A late summer storm dealt a tough blow to Northline Seafoods, a Bristol Bay upstart trying to revolutionize the way fish are processed in the world’s largest sockeye salmon fishery.
On the night of Sept. 3, gusts up to 80 miles per hour tore across the Nushagak River and snapped the anchor line on a barge belonging to Northline. The six people onboard attempted to set backup anchors, but winds snapped those, as well. The gale pushed the vessel onto the beach not far from the fishing village of Ekuk, where a person familiar with the incident said the boat “mashed for six hours” on the flats.
The crew escaped unscathed after an undoubtedly harrowing experience, but the barge did not: The top unit on the $7 million vessel had crumpled onto the deck.
Northline president and CEO Pat Glaab told local radio station KDLG that the hull went undamaged, and he expects the processor to be ready to roll next season. It is safe to say the fishery will be pulling for them.
Glaab and his partner, Ben Blakey, dreamed up Northline several years ago as a way to freeze fish quicker and turn out the freshest fillets possible. Before starting Northline, Glaab built 10 onshore processing facilities around Alaska, including the Leader Creek facility in Bristol Bay’s Naknek, and knows things could be done better.
“I’ve spent my entire working life in the fisheries, and I’ve seen this huge gaping hole in how this fishery operates versus how it could operate.

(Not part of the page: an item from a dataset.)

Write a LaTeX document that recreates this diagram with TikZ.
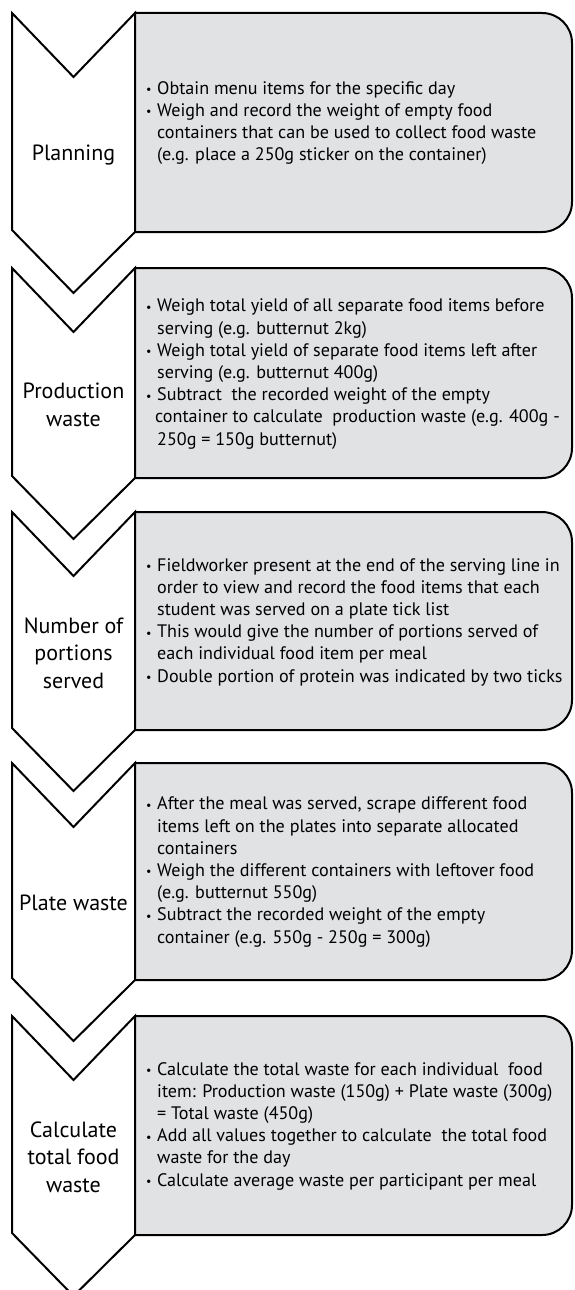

It’s like going to a country that doesn’t have cell phones and being like, ‘Gee, you guys would be much better off if you had cell phones,’” Glaab told NF last year.
No one denies that Bristol Bay has made massive quality strides over the past couple decades. Most of the boats have RSW units, and fishermen are more tuned in to proper handling; many are bleeding now and most have cushioned deck mats. Very little of the sockeye coming out of the bay goes to cans anymore, with most destined for higher value fillets.
But despite these changes, Glaab said the fishery has yet to eradicate the vestiges of the old ways.
“The current system is what developed organically when we were just stuffing everything in a can and had no other options. It’s a holdover from those systems. It was just cheap protein before. You were just harvesting to feed World War II, or the Depression-era,” he said.